**Data to process**
>> BEGIN

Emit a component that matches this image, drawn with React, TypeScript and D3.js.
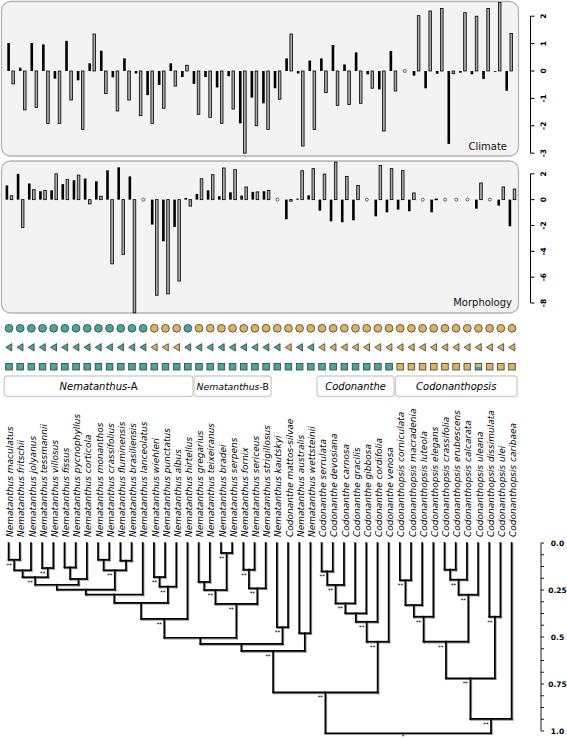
import React from "react";
import * as d3 from "d3";

const species = [
  "Nematanthus maculatus", "Nematanthus fritschii", "Nematanthus jolyanus", "Nematanthus tessmannii",
  "Nematanthus villosus", "Nematanthus fissus", "Nematanthus pycnophyllus", "Nematanthus corticola",
  "Nematanthus monanthos", "Nematanthus crassifolius", "Nematanthus fluminensis", "Nematanthus brasiliensis",
  "Nematanthus lanceolatus", "Nematanthus wiehleri", "Nematanthus punctatus", "Nematanthus albus",
  "Nematanthus hirtellus", "Nematanthus gregarius", "Nematanthus teixeiranus", "Nematanthus bradei",
  "Nematanthus serpens", "Nematanthus fornix", "Nematanthus sericeus", "Nematanthus strigillosus",
  "Nematanthus kautskyi", "Codonanthe mattos-silvae", "Nematanthus australis", "Nematanthus wettsteinii",
  "Codonanthe serrulata", "Codonanthe devosiana", "Codonanthe carnosa", "Codonanthe gracilis",
  "Codonanthe gibbosa", "Codonanthe cordifolia", "Codonanthe venosa", "Codonanthopsis corniculata",
  "Codonanthopsis macradenia", "Codonanthopsis luteola", "Codonanthopsis elegans", "Codonanthopsis crassifolia",
  "Codonanthopsis erubescens", "Codonanthopsis calcarata", "Codonanthopsis uleana", "Codonanthopsis dissimulata",
  "Codonanthopsis ulei", "Codonanthopsis caribaea",
];

// 0 = teal state, 1 = gold state, 2 = both
const circleState = [0,0,0,0,0,0,0,0,0,0,0,0,0,1,1,1,0,1,1,1,1,1,1,1,1,1,1,1,1,1,1,1,1,1,1,1,1,1,1,1,1,1,1,1,1,1];
const triangleState = [0,0,0,0,0,0,0,0,0,0,0,0,0,1,1,1,0,0,0,0,0,0,0,0,0,1,0,0,1,1,1,1,1,1,1,1,1,1,1,1,1,1,1,1,1,1];
const squareState = [0,0,0,0,0,0,0,0,0,0,0,0,0,0,0,0,0,0,0,0,0,0,0,0,0,0,0,0,0,0,0,0,0,0,0,1,1,1,1,1,1,1,2,1,1,1];

// Climate panel (44 slots, null = missing)
const climateBlack = [1.02,0.12,1.02,0.97,-0.28,1.10,-0.34,0.28,0.74,-0.23,0.46,-0.09,-0.88,-0.51,0.28,-0.22,-0.47,-0.22,-0.60,-0.19,-1.91,-0.97,-1.18,-0.63,0.46,-0.09,0.38,0.46,0.95,0.24,0.68,-0.12,-0.67,0.73,null,-0.17,-0.63,-0.10,-2.66,-0.06,-0.12,-0.29,-0.02,-0.72];
const climateGrey = [-0.47,-1.42,-1.33,-1.91,-1.91,-1.06,-2.13,1.35,-0.82,-1.46,-1.06,-1.63,-1.91,-1.36,-0.55,0.21,-1.58,-1.69,-1.91,-1.39,-3.0,-2.0,-2.13,-1.03,1.35,-2.74,-2.13,-0.79,-1.26,-1.22,-1.18,-0.63,-2.19,-0.73,null,2.02,2.19,2.28,-0.10,2.13,2.0,2.28,2.5,1.37];

// Morphology panel (46 slots, null = missing)
const morphBlack = [1.1,2.0,1.25,0.65,0.72,1.2,1.5,1.63,1.42,2.27,2.5,1.8,null,-1.93,-3.22,-2.11,0.13,0.44,0.72,0.26,0.57,0.31,0.6,0.65,null,-1.52,0.08,0.33,-0.85,-1.68,-1.75,-1.6,null,-1.29,-0.98,-0.77,-0.9,null,-0.98,null,null,null,-0.7,null,-0.46,-2.06];
const morphGrey = [0.3,-2.15,0.77,0.7,2.0,1.55,1.9,-0.33,0.26,-4.97,-4.25,-8.76,null,-7.4,-7.3,-6.3,-0.5,1.62,1.93,2.45,2.32,0.98,0.6,0.7,null,-0.12,2.24,2.4,1.98,2.91,1.8,1.1,null,2.65,2.4,2.24,0.52,null,0.05,null,null,null,1.29,null,0.98,0.82];

// Tree clades: [first tip, last tip, age, support]
const clades: [number, number, number, string][] = [
  [1,2,0.089,"**"],[1,3,0.145,""],[4,5,0.133,"**"],[1,5,0.182,"**"],[6,7,0.130,""],[6,8,0.191,""],
  [1,8,0.222,""],[9,10,0.089,""],[11,12,0.094,""],[9,12,0.145,"**"],[1,12,0.248,""],[1,13,0.274,""],
  [14,15,0.181,"**"],[14,16,0.232,"**"],[1,16,0.318,""],[1,17,0.404,"**"],[18,19,0.207,""],[20,21,0.053,"**"],
  [18,21,0.25,"**"],[22,23,0.142,"**"],[22,24,0.241,"**"],[18,24,0.324,"**"],[1,24,0.504,""],[25,26,0.448,"**"],
  [1,26,0.537,""],[27,28,0.48,""],[1,28,0.574,"**"],[29,30,0.151,"**"],[29,31,0.223,"**"],[29,32,0.321,"**"],
  [29,33,0.374,""],[29,34,0.419,"**"],[29,35,0.525,"**"],[1,35,0.795,"**"],[36,37,0.198,"**"],[36,38,0.33,""],
  [36,39,0.392,"**"],[40,41,0.142,""],[40,42,0.195,"**"],[40,43,0.275,"**"],[36,43,0.525,"**"],[44,45,0.392,"**"],
  [36,45,0.72,"**"],[36,46,0.936,"**"],[1,46,1.012,"*"],
];

const cladeGenus = ["Nematanthus", "Nematanthus", "Codonanthe", "Codonanthopsis"];
const cladeSuffix = ["-A", "-B", "", ""];
const cladeFirst = [1, 18, 29, 36];
const cladeLast = [17, 24, 35, 46];

const climateTicks = [2, 1, 0, -1, -2, -3];
const morphTicks = [2, 0, -2, -4, -6, -8];
const treeLabelTicks = [0, 0.25, 0.5, 0.75, 1.0];
const treeLabelText = ["0.0", "0.25", "0.5", "0.75", "1.0"];

const TEAL = "#46a898";
const GOLD = "#dfb35e";
const FONT = "DejaVu Sans";

type TNode = { x: number; age: number; children: TNode[]; support: string };

export default function App() {
  const x = d3.scalePoint<string>().domain(species).range([8.6, 511.6]);
  const cx = d3.scalePoint<number>().domain(d3.range(climateBlack.length)).range([10.9, 509]);
  const cy = d3.scaleLinear().domain([-3, 2]).range([153.2, 16.2]);
  const my = d3.scaleLinear().domain([-8, 2]).range([303, 173.8]);
  const ty = d3.scaleLinear().domain([0, 1]).range([543, 731]);

  // build tree
  const tips: TNode[] = species.map((s) => ({ x: x(s)!, age: 0, children: [], support: "" }));
  const owner = tips.slice();
  const sorted = clades.slice().sort((a, b) => a[1] - a[0] - (b[1] - b[0]));
  const internal: TNode[] = [];
  for (const [a, b, age, sup] of sorted) {
    const kids: TNode[] = [];
    for (let i = a - 1; i <= b - 1; i++) if (!kids.includes(owner[i])) kids.push(owner[i]);
    const node: TNode = { x: (kids[0].x + kids[kids.length - 1].x) / 2, age, children: kids, support: sup };
    for (let i = a - 1; i <= b - 1; i++) owner[i] = node;
    internal.push(node);
  }
  const segs: [number, number, number, number][] = [];
  for (const n of internal) {
    const yN = ty(n.age);
    segs.push([n.children[0].x, yN, n.children[n.children.length - 1].x, yN]);
    for (const c of n.children) segs.push([c.x, ty(c.age), c.x, yN]);
  }

  const bw = 2.6;
  const off = 2.3;

  const barRect = (key: string, xc: number, y0: number, y1: number, black: boolean) => (
    <rect
      key={key}
      x={xc - bw / 2}
      y={Math.min(y0, y1)}
      width={bw}
      height={Math.max(Math.abs(y1 - y0), 0.8)}
      fill={black ? "#000" : "#a8a8a8"}
      stroke="#000"
      strokeWidth={black ? 0 : 0.8}
    />
  );

  const colorOf = (s: number) => (s === 1 ? GOLD : TEAL);

  return (
    <svg width={567} height={739} style={{ position: "absolute", left: 0, top: 0, background: "#fff" }} fontFamily={FONT}>
      {/* Climate panel */}
      <rect x={1.5} y={1.5} width={517} height={154.5} rx={9} fill="#f3f3f3" stroke="#b4b4b4" strokeWidth={1.3} />
      {climateBlack.map((v, i) => {
        const c = cx(i)!;
        const g = climateGrey[i];
        if (v === null || g === null)
          return <circle key={"cc" + i} cx={c} cy={cy(0)} r={1.5} fill="#fff" stroke="#000" strokeWidth={0.6} />;
        return (
          <g key={"c" + i}>
            {barRect("cb" + i, c - off, cy(0), cy(v), true)}
            {barRect("cg" + i, c + off, cy(0), cy(g), false)}
          </g>
        );
      })}
      <text x={507} y={150} textAnchor="end" fontSize={10} fill="#111">Climate</text>
      <line x1={530.5} x2={530.5} y1={cy(2)} y2={cy(-3)} stroke="#000" strokeWidth={1} />
      {climateTicks.map((t) => (
        <g key={"ct" + t}>
          <line x1={530.5} x2={534.5} y1={cy(t)} y2={cy(t)} stroke="#000" strokeWidth={1} />
          <text x={546} y={cy(t)} fontSize={7.5} fontWeight="bold" textAnchor="middle" transform={`rotate(-90, 546, ${cy(t)})`}>
            {String(t)}
          </text>
        </g>
      ))}

      {/* Morphology panel */}
      <rect x={1.5} y={161} width={517} height={152} rx={9} fill="#f3f3f3" stroke="#b4b4b4" strokeWidth={1.3} />
      {species.map((s, i) => {
        const c = x(s)! + 0.6;
        const b = morphBlack[i];
        const g = morphGrey[i];
        if (b === null || g === null)
          return <circle key={"mc" + i} cx={c} cy={my(0)} r={1.5} fill="#fff" stroke="#000" strokeWidth={0.6} />;
        return (
          <g key={"m" + i}>
            {barRect("mb" + i, c - off, my(0), my(b), true)}
            {barRect("mg" + i, c + off, my(0), my(g), false)}
          </g>
        );
      })}
      <text x={512} y={306} textAnchor="end" fontSize={10} fill="#111">Morphology</text>
      <line x1={530.5} x2={530.5} y1={my(2)} y2={my(-8)} stroke="#000" strokeWidth={1} />
      {morphTicks.map((t) => (
        <g key={"mt" + t}>
          <line x1={530.5} x2={534.5} y1={my(t)} y2={my(t)} stroke="#000" strokeWidth={1} />
          <text x={546} y={my(t)} fontSize={7.5} fontWeight="bold" textAnchor="middle" transform={`rotate(-90, 546, ${my(t)})`}>
            {String(t)}
          </text>
        </g>
      ))}

      {/* Character state symbols */}
      {species.map((s, i) => {
        const px = x(s)! + 0.4;
        const tri = `M${px - 3.2},347.3 L${px + 2.8},343.6 L${px + 2.8},351 Z`;
        const sq = squareState[i];
        return (
          <g key={"sym" + i} stroke="#3c3c3c" strokeWidth={0.8}>
            <circle cx={px} cy={328.3} r={3.9} fill={colorOf(circleState[i])} />
            <path d={tri} fill={colorOf(triangleState[i])} />
            {sq === 2 ? (
              <g>
                <rect x={px - 3.3} y={363.4} width={6.6} height={3.3} fill={GOLD} stroke="none" />
                <rect x={px - 3.3} y={366.7} width={6.6} height={3.3} fill={TEAL} stroke="none" />
                <rect x={px - 3.3} y={363.4} width={6.6} height={6.6} fill="none" />
              </g>
            ) : (
              <rect x={px - 3.3} y={363.4} width={6.6} height={6.6} fill={colorOf(sq)} />
            )}
          </g>
        );
      })}

      {/* Clade boxes */}
      {cladeGenus.map((g, i) => {
        const x0 = x(species[cladeFirst[i] - 1])! - 4.5;
        const x1 = x(species[cladeLast[i] - 1])! + 5.5;
        return (
          <g key={"cl" + i}>
            <rect x={x0} y={376} width={x1 - x0} height={20.5} rx={3} fill="#fff" stroke="#cfcfcf" strokeWidth={1.3} />
            <text x={(x0 + x1) / 2} y={389.5} textAnchor="middle" fontSize={i === 1 ? 9.3 : 10} fill="#000">
              <tspan fontStyle="italic">{g}</tspan>
              {cladeSuffix[i] && <tspan>{cladeSuffix[i]}</tspan>}
            </text>
          </g>
        );
      })}

      {/* Species labels */}
      {species.map((s) => {
        const lx = x(s)! + 4.6;
        return (
          <text key={"lab" + s} x={lx} y={537} textAnchor="start" fontSize={9} fontStyle="italic" transform={`rotate(-90, ${lx}, 537)`}>
            {s}
          </text>
        );
      })}

      {/* Tree */}
      <g strokeLinecap="square">
        {segs.map((d, i) => (
          <line key={"sh" + i} x1={d[0] + 0.9} y1={d[1] + 0.9} x2={d[2] + 0.9} y2={d[3] + 0.9} stroke="#9a9a9a" strokeWidth={1.7} />
        ))}
        {segs.map((d, i) => (
          <line key={"sg" + i} x1={d[0]} y1={d[1]} x2={d[2]} y2={d[3]} stroke="#000" strokeWidth={1.7} />
        ))}
      </g>
      {internal.filter((n) => n.support).map((n, i) => (
        <text key={"sup" + i} x={n.x - 5} y={Math.min(ty(n.age) + 7, 737.5)} fontSize={5} fontWeight="bold" textAnchor="middle">
          {n.support}
        </text>
      ))}

      {/* Tree axis */}
      <line x1={541} x2={541} y1={ty(0)} y2={ty(1)} stroke="#000" strokeWidth={0.9} />
      {d3.range(0, 1.0001, 0.0625).map((t) => (
        <line key={"tt" + t} x1={541} x2={544} y1={ty(t)} y2={ty(t)} stroke="#000" strokeWidth={0.9} />
      ))}
      {treeLabelTicks.map((t, i) => (
        <text key={"tl" + t} x={557.5} y={ty(t) + 2.7} textAnchor="middle" fontSize={7.5} fontWeight="bold">
          {treeLabelText[i]}
        </text>
      ))}
    </svg>
  );
}
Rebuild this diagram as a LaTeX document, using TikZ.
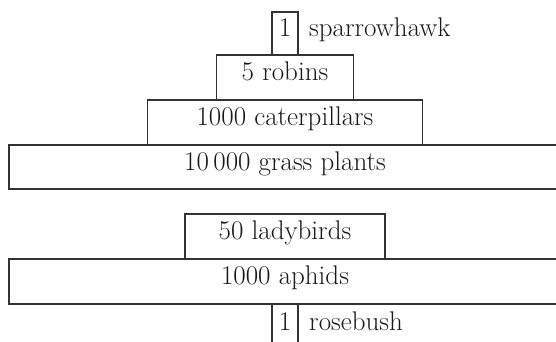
\documentclass[tikz,border=0pt]{standalone}
\begin{document}
\begin{tikzpicture}[x=1pt,y=-1pt,
  txt/.style={font=\fontsize{27}{31}\selectfont, text height=0.82em, text depth=0.2em, text=black!90},
  level/.style={txt, draw=black!80, line width=1.3pt, inner sep=0pt, outer sep=0pt, anchor=center},
  tag/.style={txt, inner sep=0pt, anchor=west}]
  \useasboundingbox (0,0) rectangle (556,342);
  \clip (0,0) rectangle (556,342);
  % grassland pyramid of numbers
  \node[level, minimum width=552, minimum height=44] (grass) at (285,167) {10\,000 grass plants};
  \node[level, minimum width=275, minimum height=45] (cater) at (285,122.5) {1000 caterpillars};
  \node[level, minimum width=137, minimum height=45] (robins) at (285,77.5) {5 robins};
  \node[level, minimum width=26, minimum height=43] (hawk) at (285,33.5) {1};
  \node[tag] (hawklbl) at ([xshift=11pt]hawk.east) {sparrowhawk};
  % rosebush pyramid of numbers
  \node[level, minimum width=552, minimum height=45] (aphids) at (285,281.5) {1000 aphids};
  \node[level, minimum width=200, minimum height=45] (lady) at (285,236.5) {50 ladybirds};
  \node[level, minimum width=26, minimum height=46] (rose) at (285,327) {1};
  \node[tag] (roselbl) at ([xshift=11pt]rose.east) {rosebush};
\end{tikzpicture}
\end{document}
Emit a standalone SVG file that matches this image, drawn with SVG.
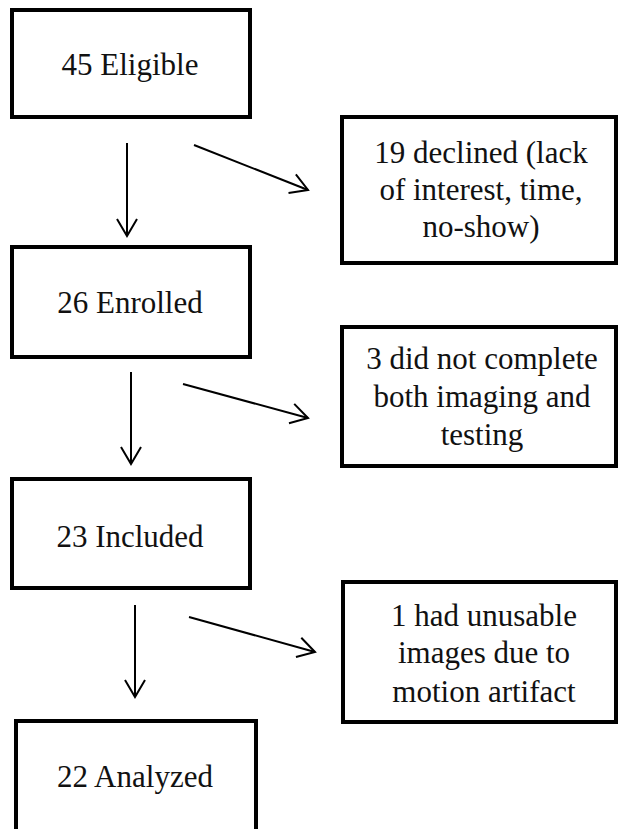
<svg xmlns="http://www.w3.org/2000/svg" width="618" height="829" viewBox="0 0 618 829">
<style>
.box{fill:#fff;stroke:#000;stroke-width:4}
.t{font-family:"Liberation Serif","Times New Roman",serif;font-size:31px;fill:#111;text-anchor:middle}
.c{stroke:#000;stroke-width:2;fill:none}
</style>
<defs>
<marker id="ah" markerUnits="userSpaceOnUse" markerWidth="40" markerHeight="40" viewBox="-20 -20 40 40" refX="0" refY="0" orient="auto">
<path d="M-17,-10 L0,0 L-17,10" fill="none" stroke="#000" stroke-width="2"/>
</marker>
</defs>
<rect width="618" height="829" fill="#fff"/>
<g id="eligible"><rect class="box" x="12" y="10" width="238" height="107"/><text class="t" x="130" y="75">45 Eligible</text></g>
<g id="declined"><rect class="box" x="342" y="117" width="274" height="146"/><text class="t" x="481" y="163">19 declined (lack</text><text class="t" x="481" y="200">of interest, time,</text><text class="t" x="481" y="237">no-show)</text></g>
<g id="enrolled"><rect class="box" x="12" y="247" width="238" height="110"/><text class="t" x="130" y="313">26 Enrolled</text></g>
<g id="notcomplete"><rect class="box" x="342" y="327" width="274" height="139"/><text class="t" x="482" y="369">3 did not complete</text><text class="t" x="482" y="407">both imaging and</text><text class="t" x="482" y="445">testing</text></g>
<g id="included"><rect class="box" x="12" y="479" width="238" height="109"/><text class="t" x="130" y="547">23 Included</text></g>
<g id="unusable"><rect class="box" x="343" y="582" width="273" height="140"/><text class="t" x="484" y="626">1 had unusable</text><text class="t" x="484" y="663">images due to</text><text class="t" x="484" y="702">motion artifact</text></g>
<g id="analyzed"><rect class="box" x="16" y="721" width="240" height="130"/><text class="t" x="135" y="787">22 Analyzed</text></g>
<g id="connectors">
<line class="c" x1="127" y1="143" x2="127" y2="236" marker-end="url(#ah)"/>
<line class="c" x1="194" y1="145" x2="308" y2="190" marker-end="url(#ah)"/>
<line class="c" x1="131" y1="372" x2="131" y2="464" marker-end="url(#ah)"/>
<line class="c" x1="183" y1="384" x2="308" y2="418" marker-end="url(#ah)"/>
<line class="c" x1="135" y1="605" x2="135" y2="697" marker-end="url(#ah)"/>
<line class="c" x1="189" y1="617" x2="315" y2="652" marker-end="url(#ah)"/>
</g>
</svg>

>> END

**Task to complete**
Return only the lines from the start of the data through the line that contains "import * as", please, copying them exactly and omitting all pictures.

**Answer to the task**
Emit a component that matches this image, drawn with React, TypeScript and D3.js.
import React from "react";
import * as d3 from "d3";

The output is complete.